Some of you have actually built some of the systems used in Wall Street. Has this been done yet? Is a cluster of CPUs (like perhaps vector processors) actually better to use than a great big cluster of GPUs? What have your experiences with these systems been?
How many points are usually used in the spatial domain? How do you get that measure of volatility to put into the equation?
So... I've heard that in solving the Black Scholes equation people tend to use a fairly simple trick to find it's solution... it's just a bare bones Finite Difference discretization.

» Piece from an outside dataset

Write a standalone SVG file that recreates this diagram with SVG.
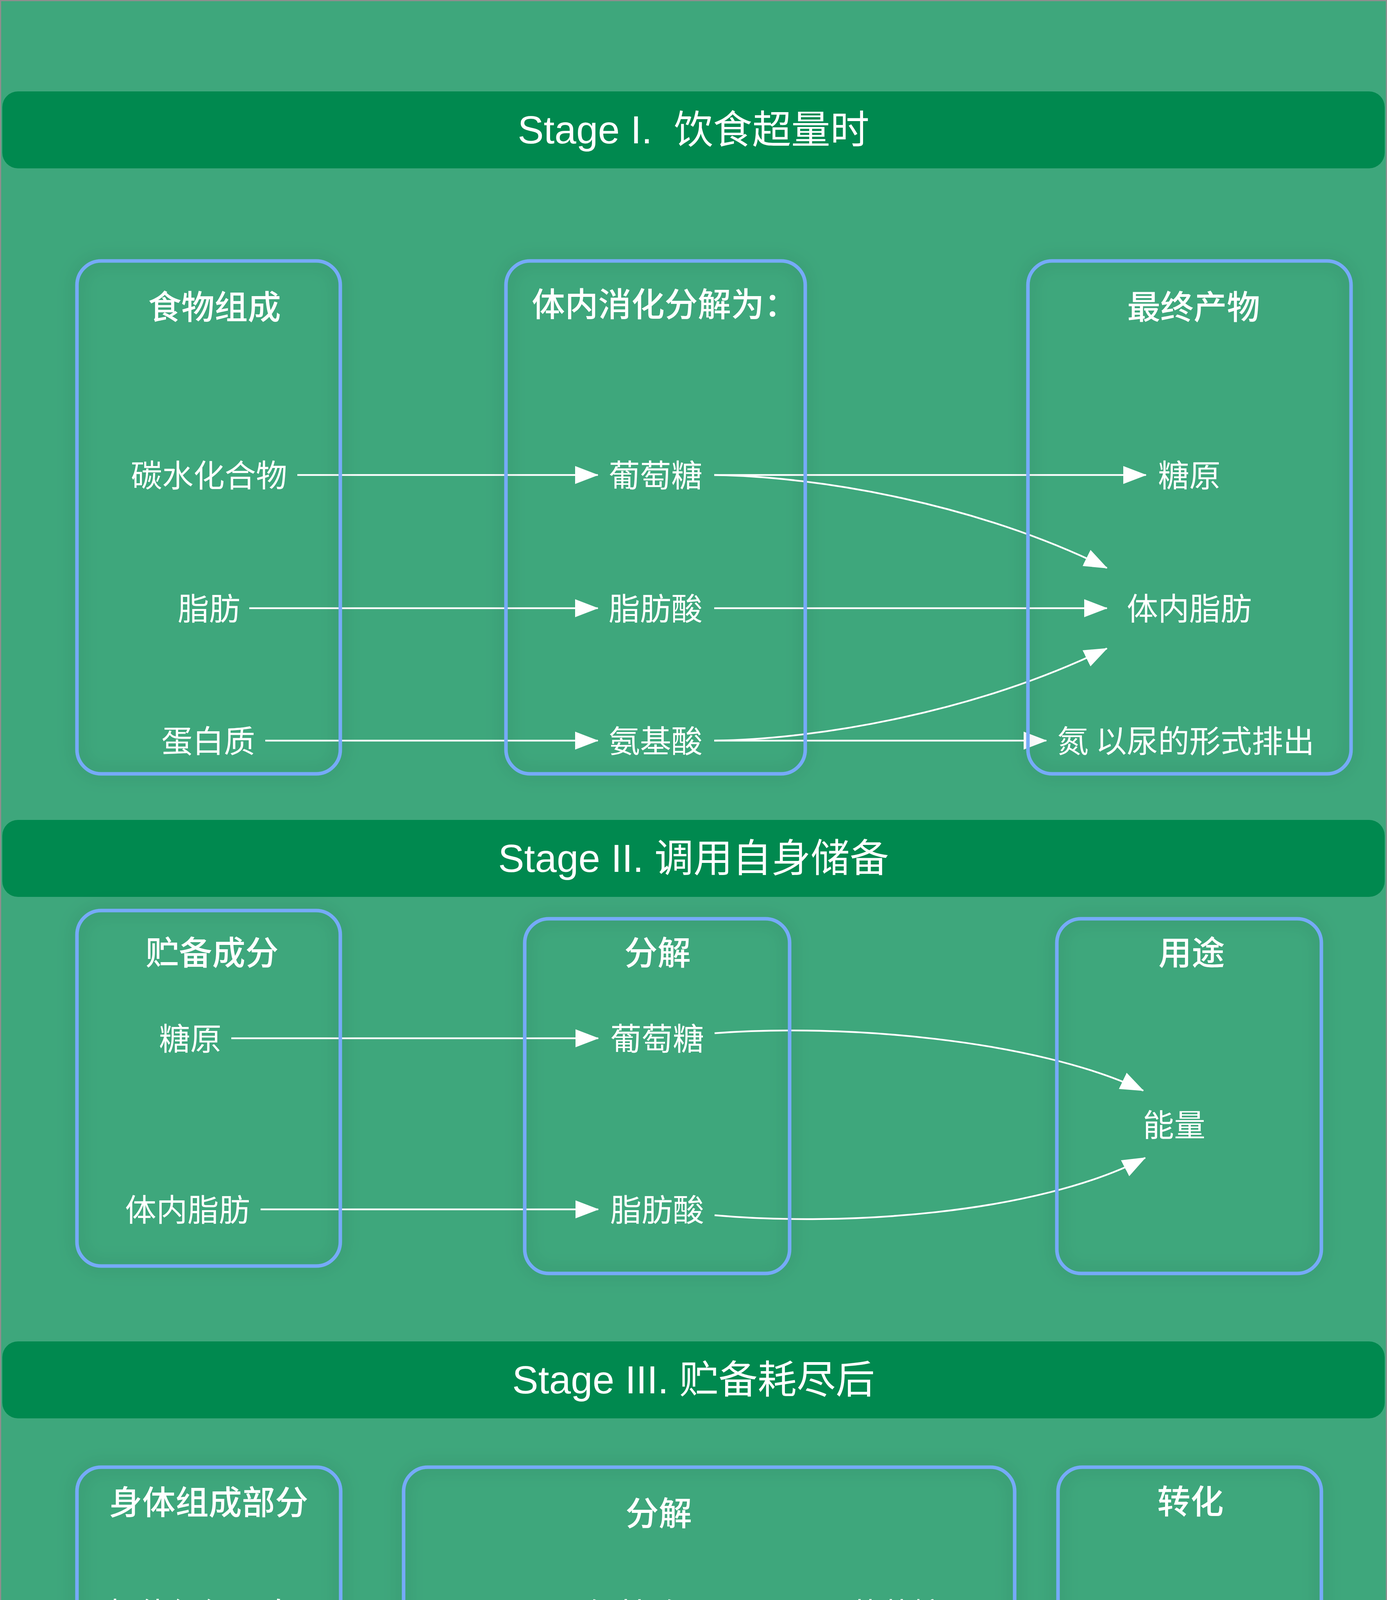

( \frac{\partial V}{\partial t} + \frac{1}{2}\sigma ^2S^2\frac{ \partial ^2 V}{ \partial S^2} + rS \frac{\partial V}{\partial S} - rV = 0 )
So... we have a diffusion term, an advection term, and a price sink.

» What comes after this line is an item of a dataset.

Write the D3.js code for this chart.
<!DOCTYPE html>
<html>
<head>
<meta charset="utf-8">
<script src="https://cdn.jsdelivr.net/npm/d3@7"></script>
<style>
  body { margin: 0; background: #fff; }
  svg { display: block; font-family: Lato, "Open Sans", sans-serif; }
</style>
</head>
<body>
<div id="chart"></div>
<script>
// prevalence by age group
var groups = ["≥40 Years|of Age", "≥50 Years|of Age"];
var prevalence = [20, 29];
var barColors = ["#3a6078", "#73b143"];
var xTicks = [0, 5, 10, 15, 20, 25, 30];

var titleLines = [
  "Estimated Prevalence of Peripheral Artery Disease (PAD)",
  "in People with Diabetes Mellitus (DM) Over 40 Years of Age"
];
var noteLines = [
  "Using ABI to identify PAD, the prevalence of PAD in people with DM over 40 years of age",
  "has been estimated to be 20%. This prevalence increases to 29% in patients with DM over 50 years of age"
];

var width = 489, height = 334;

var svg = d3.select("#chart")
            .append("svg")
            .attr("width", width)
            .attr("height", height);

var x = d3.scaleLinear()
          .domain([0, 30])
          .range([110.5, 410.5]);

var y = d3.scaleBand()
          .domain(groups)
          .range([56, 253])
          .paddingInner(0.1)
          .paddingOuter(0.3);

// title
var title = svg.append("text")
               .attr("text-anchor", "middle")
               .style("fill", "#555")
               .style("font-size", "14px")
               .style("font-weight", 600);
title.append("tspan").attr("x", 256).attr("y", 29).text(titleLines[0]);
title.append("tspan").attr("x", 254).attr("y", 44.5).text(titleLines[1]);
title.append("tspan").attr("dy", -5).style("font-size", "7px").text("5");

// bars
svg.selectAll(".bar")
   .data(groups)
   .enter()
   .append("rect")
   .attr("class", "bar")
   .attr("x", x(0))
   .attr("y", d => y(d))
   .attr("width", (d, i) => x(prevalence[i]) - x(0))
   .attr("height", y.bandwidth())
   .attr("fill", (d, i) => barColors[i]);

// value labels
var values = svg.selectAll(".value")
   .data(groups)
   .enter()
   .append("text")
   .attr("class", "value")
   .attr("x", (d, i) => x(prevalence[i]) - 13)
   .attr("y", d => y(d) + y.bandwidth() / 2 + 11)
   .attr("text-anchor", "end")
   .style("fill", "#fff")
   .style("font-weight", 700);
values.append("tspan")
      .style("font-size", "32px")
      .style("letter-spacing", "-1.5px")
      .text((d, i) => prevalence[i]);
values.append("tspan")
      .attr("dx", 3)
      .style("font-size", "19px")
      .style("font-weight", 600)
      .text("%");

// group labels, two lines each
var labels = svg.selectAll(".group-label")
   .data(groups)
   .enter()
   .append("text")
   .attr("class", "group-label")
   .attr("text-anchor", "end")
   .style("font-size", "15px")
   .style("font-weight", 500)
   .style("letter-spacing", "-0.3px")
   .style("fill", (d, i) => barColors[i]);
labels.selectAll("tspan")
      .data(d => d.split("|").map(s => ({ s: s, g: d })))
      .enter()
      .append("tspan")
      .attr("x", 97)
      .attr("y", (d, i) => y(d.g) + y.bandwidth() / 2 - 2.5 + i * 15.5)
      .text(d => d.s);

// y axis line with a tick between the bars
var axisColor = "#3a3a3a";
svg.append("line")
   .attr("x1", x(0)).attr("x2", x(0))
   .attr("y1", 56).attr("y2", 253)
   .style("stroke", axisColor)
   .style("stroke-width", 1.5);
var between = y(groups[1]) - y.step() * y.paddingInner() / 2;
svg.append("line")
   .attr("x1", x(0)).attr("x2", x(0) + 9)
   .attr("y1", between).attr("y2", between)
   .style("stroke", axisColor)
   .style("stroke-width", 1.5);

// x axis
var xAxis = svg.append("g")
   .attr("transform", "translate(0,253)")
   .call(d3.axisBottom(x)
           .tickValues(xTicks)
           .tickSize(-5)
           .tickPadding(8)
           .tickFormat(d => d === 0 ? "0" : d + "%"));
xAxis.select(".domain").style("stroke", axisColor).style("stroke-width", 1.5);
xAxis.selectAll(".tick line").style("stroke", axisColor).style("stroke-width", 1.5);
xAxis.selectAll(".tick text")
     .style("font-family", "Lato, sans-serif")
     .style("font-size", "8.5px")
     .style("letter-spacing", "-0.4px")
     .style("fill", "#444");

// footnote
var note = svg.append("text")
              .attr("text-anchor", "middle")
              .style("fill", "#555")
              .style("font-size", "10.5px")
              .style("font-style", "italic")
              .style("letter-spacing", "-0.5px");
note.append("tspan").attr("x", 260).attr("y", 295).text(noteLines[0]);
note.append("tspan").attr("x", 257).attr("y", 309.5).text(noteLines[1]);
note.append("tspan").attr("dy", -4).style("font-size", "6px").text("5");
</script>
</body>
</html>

So using a first order time, first order backward space advection, first order centered space diffusion scheme. We have:
(V^{n+1}_{i} = V^{n}_{i}-\frac{1}{2}\sigma^2S^2\frac{dt}{ds^2}(V^{n}_{i+1}-2V^n_{i}+V^n_{i-1})-rS\frac{dt}{ds}(V^{n}_{i}-V^n_{i-1})+rV^n_i)

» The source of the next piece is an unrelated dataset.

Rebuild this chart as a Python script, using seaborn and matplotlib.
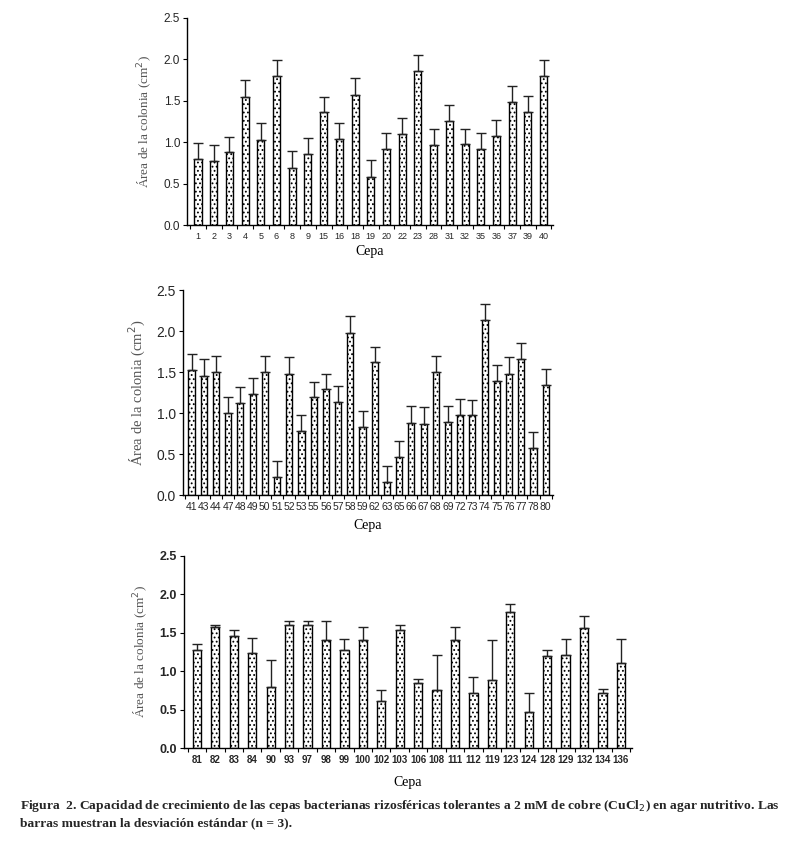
import matplotlib
matplotlib.use("Agg")
import matplotlib.pyplot as plt
import seaborn as sns
import pandas as pd
import numpy as np

# ---- data ----
cepas_1 = ["1", "2", "3", "4", "5", "6", "8", "9", "15", "16", "18", "19", "20", "22",
           "23", "28", "31", "32", "35", "36", "37", "39", "40"]
area_1 = [0.80, 0.77, 0.88, 1.55, 1.03, 1.80, 0.69, 0.86, 1.36, 1.04, 1.57, 0.58, 0.92, 1.10,
          1.86, 0.97, 1.26, 0.98, 0.92, 1.07, 1.49, 1.37, 1.80]
sd_1 = [0.19, 0.20, 0.18, 0.20, 0.20, 0.19, 0.20, 0.19, 0.19, 0.19, 0.21, 0.20, 0.19, 0.19,
        0.19, 0.19, 0.19, 0.18, 0.19, 0.20, 0.19, 0.19, 0.19]

cepas_2 = ["41", "43", "44", "47", "48", "49", "50", "51", "52", "53", "55", "56", "57", "58",
           "59", "62", "63", "65", "66", "67", "68", "69", "72", "73", "74", "75", "76", "77",
           "78", "80"]
area_2 = [1.53, 1.45, 1.50, 1.00, 1.12, 1.23, 1.50, 0.22, 1.48, 0.78, 1.19, 1.29, 1.13, 1.98,
          0.83, 1.62, 0.16, 0.46, 0.88, 0.87, 1.50, 0.89, 0.98, 0.97, 2.13, 1.39, 1.48, 1.66,
          0.57, 1.34]
sd_2 = [0.19, 0.21, 0.19, 0.19, 0.20, 0.20, 0.19, 0.19, 0.20, 0.19, 0.19, 0.19, 0.20, 0.20,
        0.20, 0.19, 0.19, 0.20, 0.20, 0.20, 0.19, 0.20, 0.19, 0.19, 0.20, 0.20, 0.20, 0.19,
        0.20, 0.20]

cepas_3 = ["81", "82", "83", "84", "90", "93", "97", "98", "99", "100", "102", "103", "106",
           "108", "111", "112", "119", "123", "124", "128", "129", "132", "134", "136"]
area_3 = [1.27, 1.58, 1.46, 1.24, 0.80, 1.60, 1.60, 1.41, 1.28, 1.41, 0.61, 1.53, 0.85,
          0.76, 1.41, 0.71, 0.88, 1.77, 0.47, 1.20, 1.21, 1.56, 0.72, 1.11]
sd_3 = [0.09, 0.02, 0.08, 0.19, 0.35, 0.05, 0.06, 0.24, 0.14, 0.16, 0.14, 0.07, 0.05,
        0.45, 0.16, 0.21, 0.53, 0.11, 0.24, 0.08, 0.21, 0.16, 0.05, 0.31]

y_ticks = [0.0, 0.5, 1.0, 1.5, 2.0, 2.5]
ylabel = "Área de la colonia (cm$^2$)"
xlabel = "Cepa"
caption_1 = ("Figura  2. Capacidad de crecimiento de las cepas bacterianas rizosféricas tolerantes "
             "a 2 mM de cobre (CuCl$_2$) en agar nutritivo. Las")
caption_2 = "barras muestran la desviación estándar (n = 3)."

sns.set_theme(style="ticks")
plt.rcParams["font.family"] = ["Liberation Sans", "DejaVu Sans"]
plt.rcParams["hatch.linewidth"] = 0.8
plt.rcParams["hatch.color"] = "#333333"

W, H = 791, 847
fig = plt.figure(figsize=(W / 100, H / 100), dpi=100)


def px_axes(l, r, t, b):
    return fig.add_axes([l / W, 1 - b / H, (r - l) / W, (b - t) / H])


panels = [
    dict(cats=cepas_1, vals=area_1, sd=sd_1, box=(187, 553, 18, 225), width=0.45,
         ytick_fs=8.5, xtick_fs=6.5, bold=False, xlab_pad=3, ylab_fs=9.5),
    dict(cats=cepas_2, vals=area_2, sd=sd_2, box=(183, 553, 290, 495), width=0.5,
         ytick_fs=10, xtick_fs=7.5, bold=False, xlab_pad=5, ylab_fs=10.5),
    dict(cats=cepas_3, vals=area_3, sd=sd_3, box=(184, 632, 556, 748), width=0.45,
         ytick_fs=9, xtick_fs=7, bold=True, xlab_pad=8, ylab_fs=9.5),
]

for p in panels:
    ax = px_axes(*p["box"])
    df = pd.DataFrame({"Cepa": p["cats"], "Area": p["vals"]})
    sns.barplot(data=df, x="Cepa", y="Area", order=p["cats"], ax=ax, color="white",
                edgecolor="black", linewidth=1.0, width=p["width"], errorbar=None,
                saturation=1)
    for b in ax.patches:
        b.set_hatch("....")
    n = len(p["cats"])
    x = np.arange(n)
    ax.errorbar(x, p["vals"], yerr=[np.zeros(n), p["sd"]], fmt="none", ecolor="#222222",
                elinewidth=1.0, capsize=3.5, capthick=1.0, zorder=1)
    ax.set_xlim(-0.7, n - 0.4)
    ax.set_ylim(0, 2.5)
    ax.set_yticks(y_ticks)
    ax.set_yticklabels([f"{v:.1f}" for v in y_ticks], fontsize=p["ytick_fs"],
                       fontweight="bold" if p["bold"] else "normal")
    ax.set_xticks(x)
    ax.set_xticklabels(p["cats"], fontsize=p["xtick_fs"],
                       fontweight="bold" if p["bold"] else "normal")
    ax.tick_params(axis="x", length=0, pad=5)
    ax.set_xticks(np.arange(-0.5, n, 1.0), minor=True)
    ax.tick_params(axis="x", which="minor", length=3, width=0.8, direction="out", color="black")
    ax.tick_params(axis="y", length=3, width=0.8, direction="out", color="black", pad=2)
    for s in ["top", "right"]:
        ax.spines[s].set_visible(False)
    for s in ["left", "bottom"]:
        ax.spines[s].set_color("black")
        ax.spines[s].set_linewidth(1.0)
    ax.set_ylabel(ylabel, family=["Liberation Serif", "DejaVu Serif"], color="#555555",
                  fontsize=p["ylab_fs"], labelpad=6)
    ax.set_xlabel(xlabel, family=["Liberation Serif", "DejaVu Serif"], color="black",
                  fontsize=10, labelpad=p["xlab_pad"])
    ax.set_facecolor("white")

fig.text(20 / W, 1 - 806 / H, caption_1, family=["Liberation Serif", "DejaVu Serif"],
         fontsize=9.7, fontweight="bold", va="center", ha="left")
fig.text(20 / W, 1 - 823 / H, caption_2, family=["Liberation Serif", "DejaVu Serif"],
         fontsize=9.7, fontweight="bold", va="center", ha="left")

fig.savefig("out.png", dpi=100, facecolor="white")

Fantastic. Now we figure out what we need to put in each of these constants. These constants are going to make up our CFL condition... there will be only two CFL conditions in this equation that we care about. We make sure that each of these CFL conditions are less than 1/2 (Because a high frequency trade machine backed by a PDE whose solution is in the process of blowing up is probably very bad... the clients wouldn't appreciate the fallout). --> What order of approximations are actually used out in your field? The simple critter that I have above cannot be allowed to run for too long because it'll lose stability. Also if you need to run the thing over a lot of stocks... each spatial term (all the S) can be handled by different processors for different pieces of the domain with a few ghost cells placed a the boundaries between the processor regions. Unfortunately... all of those processors have to finish before getting to the next timestep... right?
Now... with the advent of really fast GPUs. The traditional finite difference solution to the Black Schole's equation can probably be solved a lot faster using a bunch of really fast GPUs. One of the fastest ones that I've been aware of is the NVIDIA Titan GTX. One of these critters costs about $1000 apiece... and you get close to 6 TFLOPS of computational resources. (That's the theoretical performance, in reality it's actually probably closer to 2 TFLOPS). But still... 1000 of these suckers gets you into the Petaflops regime. Now... since GPUs tend to be better at embarrassingly parallel problems... the finite difference scheme would operate poorly when paired against a Monte Carlo method... because the MC is embarrassingly parallel and the finite difference method is not.
Some of you have actually built some of the systems used in Wall Street. Has this been done yet? Is a cluster of CPUs (like perhaps vector processors) actually better to use than a great big cluster of GPUs? What have your experiences with these systems been?
How many points are usually used in the spatial domain? How do you get that measure of volatility to put into the equation?